Gait biomechanics phenotypes among total knee arthroplasty candidates by machine learning cluster analysis

Knee osteoarthritis patient phenotyping is relevant to developing targeted treatments and assessing the treatment efficacy of total knee arthroplasty (TKA). This study aimed to identify clusters among TKA candidates based on demographic and knee mechanic features during gait, and compare gait changes between clusters postoperatively. TKA patients underwent 3D gait analysis 1-week pre (n = 134) and 1-year post-TKA (n = 105). Principal component analysis was applied to frontal and sagittal knee angle and moment waveforms, extracting major patterns of variability. Age, sex, body mass index, gait speed, and frontal and sagittal pre-TKA angle and moment PC scores previously identified as relevant to TKA outcomes were standardized (mean = 0, SD = 1, [134 × 15]). Multidimensional scaling and machine learning-based hierarchical clustering were applied. Final clusters were validated by examining intercluster differences pre-TKA and gait feature changes (Post_PCscore - Pre_PCscore ) by k-way Χ² and ANOVA tests. Four TKA candidate phenotypes yielded optimum clustering metrics, interpreted as higher and lower functioning clusters that were predominantly male and female. Higher functioning clusters pre-TKA (clusters 1 and 4) had more dynamic sagittal flexion moment (p < 0.001) and frontal plane adduction moment (p < 0.001) loading/un-loading patterns during stance. Post-TKA, higher functioning clusters demonstrated less knee mechanic improvements during gait (flexion angle p < 0.001; flexion moment p < 0.001).
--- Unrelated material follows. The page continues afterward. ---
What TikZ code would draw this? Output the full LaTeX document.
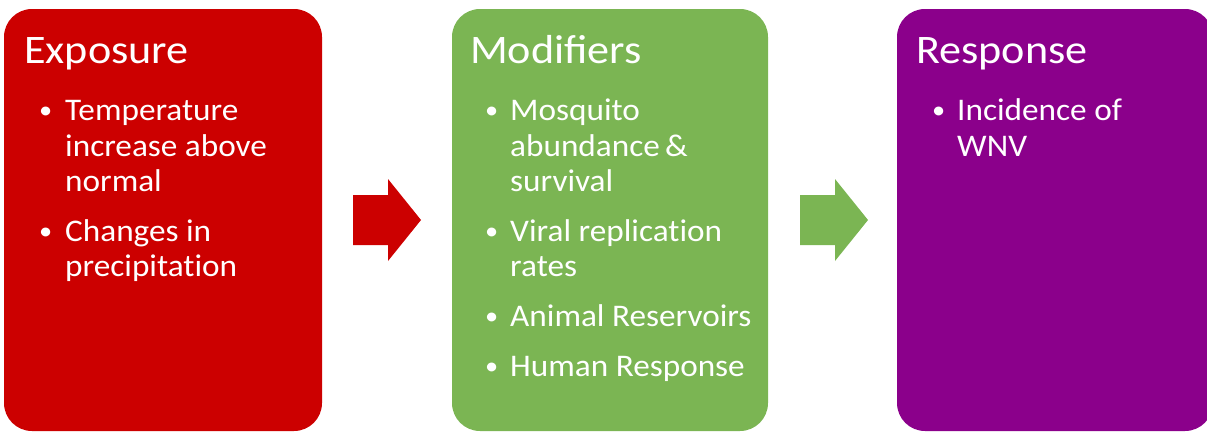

TKA candidates can be characterized by four clusters, predominately separated by sex and knee joint biomechanics. Post-TKA knee kinematics and kinetics improvements were cluster-specific; lower functioning clusters experienced more improvement. Cluster-based patient profiling may aid in triaging and developing OA management and surgical strategies meeting group-level function needs.